Back in February, Steve Will interviewed Steve Finnes about PowerHA in the blog, PowerHA and Zero-Downtime Backups on IBM i.
That prompted some questions about PowerHA for the smaller shops. I’ve heard many clients state that PowerHA is too complex or expensive for the small-to-medium IBM i environments, so this week, Steve Finnes is here on ‘i Can’ to answer a few more questions.
Dawn May (DM): Why should smaller clients be interested in PowerHA?
Steve Finnes (SF): The top two reasons that our smaller customer implement PowerHA are that it is inexpensive and simple to use.
Oftentimes it is assumed that you need external storage to implement PowerHA, but in fact, it works quite nicely with internal disks and the native host-based geomirroring replication. Customers in this group typically have one or two cores in production and under 1 or 2 Tbytes of storage.
DM: What about cost and complexity?
SF: If you haven’t studied the cost, along with possible savings, it may surprise you. I have business partner friends who tell me that it’s too cheap. For example, let’s take a small shop with one core in production. That means one PowerHA entitlement on the primary and one on the target system. At $3,400 per core, U.S. list price (for async mode), the total PowerHA HA/DR price is $6,800. And note that geomirroring is included in that price. In addition, when you consider that you don’t need a resident expert to manage the legacy replication technology, you’re looking at significant savings. Your only ongoing cost is the usual SWMA subscription, which is 20 percent of the list price for a one-year renewal.
[As for complexity] PowerHA with geomirroring is all about simplicity and certainty of outcome. Once set up, our customers find it easy to use with little day-to-day maintenance, and most importantly, it actually works. One of the comments we hear repeatedly from clients that have moved off of logical replication solutions is that they felt uncertain that everything was there and ready for a failover to the backup system. With PowerHA and geomirroring, these clients will enter into an entirely new paradigm. The replicated data is actually mirrored via the IBM i storage management subsystem, so think of it as being more like disk-level mirroring between two remote locations.
DM: Do we have any client references for these implementations?
SF: We have about 1200 small shops running PowerHA with geomirroring around the world. IBM has published references, and also, given that most of the geomirror installs are done by business partners, those business partners will definitely have references.
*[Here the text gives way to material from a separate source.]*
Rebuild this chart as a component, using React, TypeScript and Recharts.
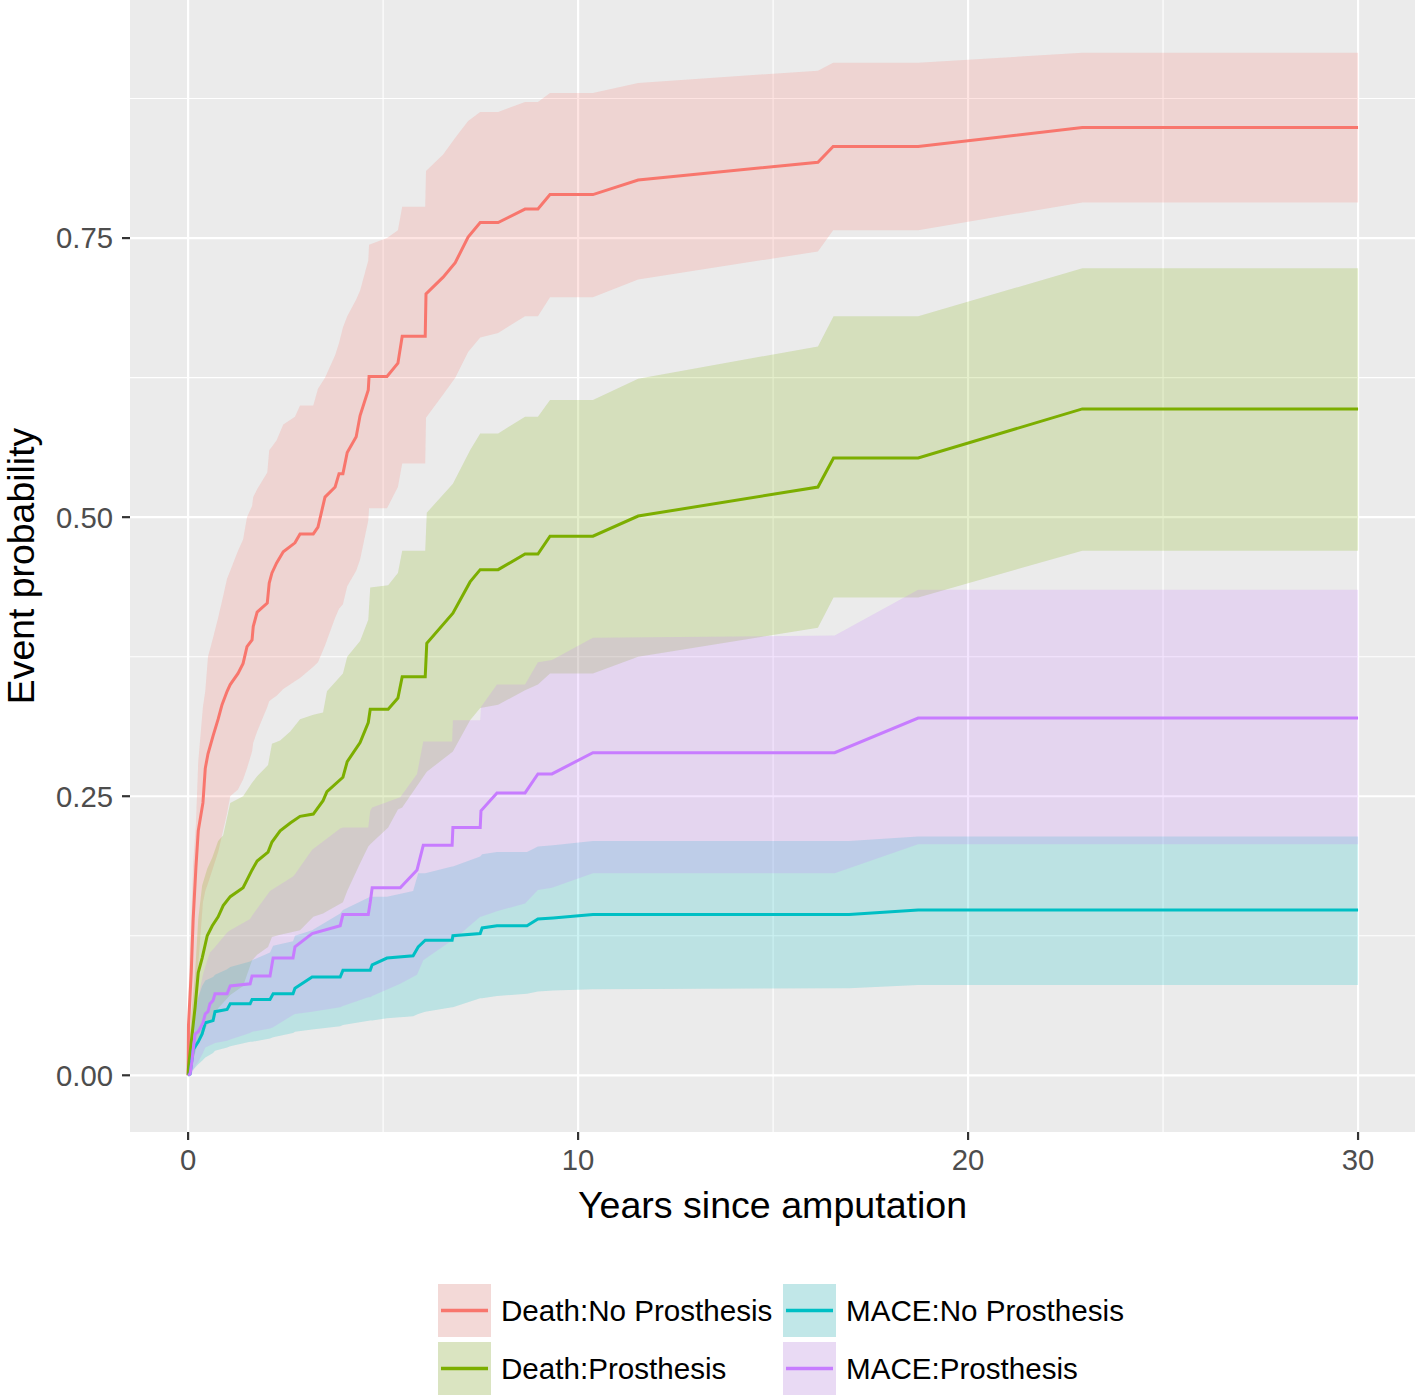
import React from "react";
import { ComposedChart, Area, Line, XAxis, YAxis, CartesianGrid } from "recharts";

const seriesNames = ["Death:No Prosthesis", "Death:Prosthesis", "MACE:No Prosthesis", "MACE:Prosthesis"];
const seriesColors = ["#F8766D", "#7CAE00", "#00BFC4", "#C77CFF"];

const xTicks = [0, 10, 20, 30];
const xMinor = [5, 15, 25];
const yTicks = [0, 0.25, 0.5, 0.75];
const yMinor = [0.125, 0.375, 0.625, 0.875];

// Death:No Prosthesis
const deathNoTime = [0, 0.01, 0.08, 0.13, 0.2, 0.26, 0.38, 0.44, 0.51, 0.64, 0.77, 0.87, 1.0, 1.08, 1.28, 1.41, 1.51, 1.64, 1.67, 1.77, 2.03, 2.08, 2.15, 2.27, 2.44, 2.74, 2.87, 3.21, 3.33, 3.51, 3.77, 3.87, 3.97, 4.08, 4.31, 4.41, 4.62, 4.64, 5.1, 5.38, 5.49, 6.08, 6.1, 6.54, 6.85, 7.18, 7.49, 7.95, 8.64, 8.97, 9.28, 10.38, 11.54, 16.15, 16.54, 18.72, 22.93, 30];
const deathNoEst = [0, 0.045, 0.092, 0.14, 0.186, 0.219, 0.244, 0.275, 0.288, 0.304, 0.319, 0.332, 0.344, 0.35, 0.36, 0.369, 0.384, 0.39, 0.402, 0.415, 0.423, 0.441, 0.45, 0.459, 0.469, 0.477, 0.485, 0.485, 0.491, 0.518, 0.527, 0.539, 0.539, 0.558, 0.572, 0.591, 0.614, 0.626, 0.626, 0.638, 0.662, 0.662, 0.7, 0.715, 0.728, 0.751, 0.764, 0.764, 0.776, 0.776, 0.789, 0.789, 0.802, 0.818, 0.832, 0.832, 0.849, 0.849];
const deathNoLow = [0, 0.005, 0.01, 0.04, 0.07, 0.1, 0.155, 0.165, 0.172, 0.186, 0.2, 0.215, 0.235, 0.25, 0.256, 0.265, 0.275, 0.29, 0.298, 0.308, 0.33, 0.335, 0.337, 0.34, 0.346, 0.353, 0.356, 0.366, 0.37, 0.385, 0.41, 0.418, 0.422, 0.438, 0.452, 0.462, 0.497, 0.508, 0.508, 0.527, 0.548, 0.548, 0.589, 0.61, 0.625, 0.648, 0.661, 0.665, 0.68, 0.68, 0.697, 0.697, 0.713, 0.738, 0.757, 0.757, 0.782, 0.782];
const deathNoHigh = [0, 0.076, 0.14, 0.19, 0.225, 0.281, 0.33, 0.344, 0.375, 0.392, 0.41, 0.425, 0.445, 0.452, 0.47, 0.48, 0.5, 0.51, 0.518, 0.525, 0.54, 0.56, 0.563, 0.569, 0.583, 0.59, 0.6, 0.6, 0.615, 0.625, 0.645, 0.656, 0.67, 0.68, 0.695, 0.703, 0.73, 0.744, 0.75, 0.757, 0.778, 0.778, 0.81, 0.825, 0.84, 0.855, 0.863, 0.863, 0.872, 0.872, 0.88, 0.88, 0.889, 0.9, 0.907, 0.907, 0.916, 0.916];

// Death:Prosthesis
const deathYesTime = [0, 0.01, 0.1, 0.18, 0.26, 0.36, 0.49, 0.62, 0.77, 0.9, 1.08, 1.41, 1.64, 1.77, 2.05, 2.15, 2.36, 2.62, 2.87, 3.21, 3.46, 3.56, 3.97, 4.08, 4.41, 4.62, 4.67, 5.13, 5.38, 5.49, 6.08, 6.12, 6.79, 7.23, 7.49, 7.95, 8.64, 8.97, 9.28, 10.38, 11.54, 16.15, 16.55, 18.72, 22.93, 30];
const deathYesEst = [0, 0.007, 0.036, 0.061, 0.092, 0.105, 0.125, 0.134, 0.142, 0.152, 0.16, 0.168, 0.184, 0.192, 0.2, 0.209, 0.219, 0.226, 0.232, 0.234, 0.246, 0.254, 0.267, 0.281, 0.298, 0.316, 0.328, 0.328, 0.338, 0.357, 0.357, 0.387, 0.414, 0.442, 0.453, 0.453, 0.467, 0.467, 0.483, 0.483, 0.501, 0.527, 0.553, 0.553, 0.597, 0.597];
const deathYesLow = [0, 0, 0.01, 0.02, 0.03, 0.035, 0.045, 0.05, 0.06, 0.065, 0.072, 0.08, 0.103, 0.108, 0.115, 0.124, 0.126, 0.128, 0.13, 0.142, 0.145, 0.147, 0.155, 0.165, 0.19, 0.205, 0.207, 0.222, 0.238, 0.24, 0.27, 0.272, 0.29, 0.318, 0.329, 0.332, 0.345, 0.35, 0.36, 0.36, 0.375, 0.401, 0.428, 0.428, 0.47, 0.47];
const deathYesHigh = [0, 0.02, 0.061, 0.092, 0.14, 0.17, 0.185, 0.195, 0.21, 0.215, 0.244, 0.25, 0.262, 0.268, 0.278, 0.297, 0.3, 0.308, 0.319, 0.323, 0.325, 0.344, 0.36, 0.375, 0.389, 0.408, 0.437, 0.439, 0.45, 0.47, 0.47, 0.504, 0.53, 0.56, 0.575, 0.575, 0.59, 0.59, 0.605, 0.605, 0.624, 0.653, 0.68, 0.68, 0.723, 0.723];

// MACE:No Prosthesis
const maceNoTime = [0, 0.05, 0.13, 0.26, 0.36, 0.44, 0.64, 0.69, 1.0, 1.08, 1.59, 1.64, 2.1, 2.18, 2.69, 2.74, 3.18, 3.9, 3.97, 4.67, 4.72, 5.1, 5.77, 5.9, 6.08, 6.77, 6.79, 7.49, 7.54, 7.92, 8.69, 8.97, 9.36, 10.38, 16.95, 18.72, 30];
const maceNoEst = [0, 0.001, 0.023, 0.03, 0.037, 0.047, 0.049, 0.057, 0.059, 0.064, 0.064, 0.068, 0.068, 0.073, 0.073, 0.078, 0.088, 0.088, 0.094, 0.094, 0.099, 0.105, 0.107, 0.115, 0.121, 0.121, 0.125, 0.127, 0.132, 0.134, 0.134, 0.14, 0.141, 0.144, 0.144, 0.148, 0.148];
const maceNoLow = [0, 0, 0.005, 0.01, 0.013, 0.016, 0.02, 0.022, 0.025, 0.026, 0.03, 0.03, 0.033, 0.034, 0.038, 0.039, 0.041, 0.044, 0.045, 0.049, 0.049, 0.051, 0.053, 0.055, 0.057, 0.061, 0.061, 0.069, 0.069, 0.071, 0.073, 0.075, 0.076, 0.077, 0.078, 0.081, 0.081];
const maceNoHigh = [0, 0.02, 0.05, 0.07, 0.08, 0.085, 0.088, 0.09, 0.095, 0.097, 0.102, 0.103, 0.11, 0.116, 0.12, 0.125, 0.13, 0.145, 0.148, 0.16, 0.16, 0.16, 0.165, 0.181, 0.181, 0.187, 0.187, 0.196, 0.198, 0.2, 0.2, 0.205, 0.206, 0.21, 0.21, 0.214, 0.214];

// MACE:Prosthesis
const maceYesTime = [0, 0.05, 0.1, 0.13, 0.18, 0.26, 0.38, 0.44, 0.51, 0.56, 0.64, 0.69, 1.0, 1.08, 1.59, 1.64, 2.1, 2.18, 2.69, 2.74, 3.18, 3.9, 3.97, 4.62, 4.67, 4.72, 5.44, 5.87, 6.03, 6.77, 6.79, 7.49, 7.51, 7.92, 8.64, 8.97, 9.33, 10.38, 16.58, 18.72, 30];
const maceYesEst = [0, 0.001, 0.013, 0.023, 0.037, 0.039, 0.047, 0.055, 0.057, 0.064, 0.067, 0.073, 0.073, 0.08, 0.082, 0.089, 0.089, 0.105, 0.105, 0.115, 0.127, 0.134, 0.144, 0.144, 0.155, 0.168, 0.168, 0.184, 0.206, 0.206, 0.222, 0.222, 0.237, 0.253, 0.253, 0.27, 0.27, 0.289, 0.289, 0.32, 0.32];
const maceYesLow = [0, 0, 0.002, 0.004, 0.008, 0.012, 0.02, 0.025, 0.026, 0.027, 0.028, 0.029, 0.031, 0.032, 0.038, 0.039, 0.042, 0.043, 0.054, 0.055, 0.057, 0.061, 0.062, 0.07, 0.07, 0.071, 0.082, 0.09, 0.103, 0.121, 0.121, 0.142, 0.142, 0.147, 0.154, 0.166, 0.168, 0.181, 0.181, 0.207, 0.207];
const maceYesHigh = [0, 0.02, 0.03, 0.045, 0.06, 0.07, 0.09, 0.097, 0.105, 0.11, 0.113, 0.115, 0.128, 0.13, 0.14, 0.143, 0.165, 0.167, 0.178, 0.18, 0.202, 0.221, 0.222, 0.222, 0.237, 0.24, 0.249, 0.27, 0.299, 0.299, 0.318, 0.318, 0.33, 0.35, 0.35, 0.37, 0.372, 0.392, 0.394, 0.435, 0.435];

const toRows = (time: number[], est: number[], low: number[], high: number[]) =>
  time.map((t, i) => ({ t, est: est[i], band: [low[i], high[i]] }));

const series = [
  toRows(deathNoTime, deathNoEst, deathNoLow, deathNoHigh),
  toRows(deathYesTime, deathYesEst, deathYesLow, deathYesHigh),
  toRows(maceNoTime, maceNoEst, maceNoLow, maceNoHigh),
  toRows(maceYesTime, maceYesEst, maceYesLow, maceYesHigh),
];

const FONT = "'Liberation Sans', Arial, Helvetica, sans-serif";

const XTitle = (props: any) => {
  const { viewBox } = props;
  return (
    <text x={viewBox.x + viewBox.width / 2} y={viewBox.y + 73} textAnchor="middle" dominantBaseline="central"
      fontSize={37.6} fill="#000" fontFamily={FONT}>
      Years since amputation
    </text>
  );
};

const YTitle = (props: any) => {
  const { viewBox } = props;
  const cx = viewBox.x + 21;
  const cy = viewBox.y + viewBox.height / 2;
  return (
    <text x={cx} y={cy} transform={`rotate(-90 ${cx} ${cy})`} textAnchor="middle" dominantBaseline="central"
      fontSize={37.4} fill="#000" fontFamily={FONT}>
      Event probability
    </text>
  );
};

function LegendKey({ color }: { color: string }) {
  return (
    <svg width={53} height={53} style={{ display: "block" }}>
      <rect x={0} y={0} width={53} height={53} fill="#F2F2F2" />
      <rect x={0} y={0} width={53} height={53} fill={color} fillOpacity={0.2} />
      <line x1={3} x2={50} y1={26.5} y2={26.5} stroke={color} strokeWidth={3.3} />
    </svg>
  );
}

export default function App() {
  return (
    <div style={{ position: "absolute", left: 0, top: 0, width: 1418, height: 1398, background: "#fff", fontFamily: FONT }}>
      <ComposedChart width={1418} height={1398} margin={{ top: 0, right: 3, bottom: 0, left: 0 }}>
        <CartesianGrid fill="#EBEBEB" stroke="#FFFFFF" strokeWidth={1.1}
          horizontalValues={yMinor} verticalValues={xMinor} />
        <CartesianGrid fill="none" stroke="#FFFFFF" strokeWidth={2.2}
          horizontalValues={yTicks} verticalValues={xTicks} />
        <XAxis dataKey="t" type="number" domain={[-1.49, 31.46]} allowDataOverflow ticks={xTicks}
          height={266} axisLine={false} tickSize={8} tickMargin={9}
          tickLine={{ stroke: "#333333", strokeWidth: 2.2 }}
          tick={{ fontSize: 29.3, fill: "#4D4D4D", fontFamily: FONT }}
          label={{ content: XTitle }} />
        <YAxis type="number" domain={[-0.0508, 0.9633]} allowDataOverflow ticks={yTicks}
          width={130} axisLine={false} tickSize={8} tickMargin={9}
          tickFormatter={(v: number) => v.toFixed(2)}
          tickLine={{ stroke: "#333333", strokeWidth: 2.2 }}
          tick={{ fontSize: 29.3, fill: "#4D4D4D", fontFamily: FONT }}
          label={{ content: YTitle }} />
        {series.map((rows, i) => (
          <Area key={"band" + i} data={rows} dataKey="band" type="linear" stroke="none"
            fill={seriesColors[i]} fillOpacity={0.2} isAnimationActive={false} activeDot={false} />
        ))}
        {series.map((rows, i) => (
          <Line key={"line" + i} data={rows} dataKey="est" type="linear" stroke={seriesColors[i]}
            strokeWidth={3} dot={false} activeDot={false} isAnimationActive={false} />
        ))}
      </ComposedChart>
      <div style={{ position: "absolute", left: 438, top: 1284, display: "grid", gridAutoFlow: "column",
        gridTemplateRows: "53px 53px", gridTemplateColumns: "345px auto", rowGap: 5 }}>
        {seriesNames.map((name, i) => (
          <div key={name} style={{ display: "flex", alignItems: "center", height: 53 }}>
            <LegendKey color={seriesColors[i]} />
            <span style={{ marginLeft: 10, fontSize: 29.6, color: "#000", whiteSpace: "nowrap" }}>{name}</span>
          </div>
        ))}
      </div>
    </div>
  );
}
You should shop around for a business partner that works with PowerHA or give me call for a list of options.
DM: What about skills?
SF: There are two types of skills: the skill required to implement a PowerHA cluster and the skill to use it.
The business partner community with the proper implementation skill set is definitely growing. The knowledge required is a combination of setting up the cluster from the application/system perspective, having the proper configuration, and understanding the network. The best partners out there have these skills and seldom have problems. A business partner that looks at the entire solution end to end is the type of partner that you’ll want to work with. For example, in addition to knowing your bandwidth requirements, you also need to know about the quality of your network. A high bandwidth on a low quality network is a problem. Experienced partners will look at all of the necessary factors.
As for the user skill, once a PowerHA cluster is set up, our customers find it simple to use. There’s the command line option as well the GUI option. The thing about the PowerHA geomirror solution is that there isn’t a lot for the customer to do in the way of ongoing management or day-to-day maintenance.
DM: What kind of general advice do you have for customers looking at PowerHA?
SF: Work with a knowledgeable partner or IBM Lab Services. You want someone who looks at your entire environment. They will study the network requirements, they will look at the primary system and the secondary system (usually a CBU) configurations and they understand how to implement the IASP environment. Partners just learning this can hire Lab Services to do the first few installs. It’s a great way to learn. Also, customers and business partners alike should get a hold of the latest set of redbooks that we just published. Refer to http:///www.redbooks.ibm.com/abstracts/sg247994.html.
Attend COMMON this May where there are several sessions on PowerHA, complete with live demonstrations. It’s a great way to learn and to make contacts with the right people. Refer to www.common.org.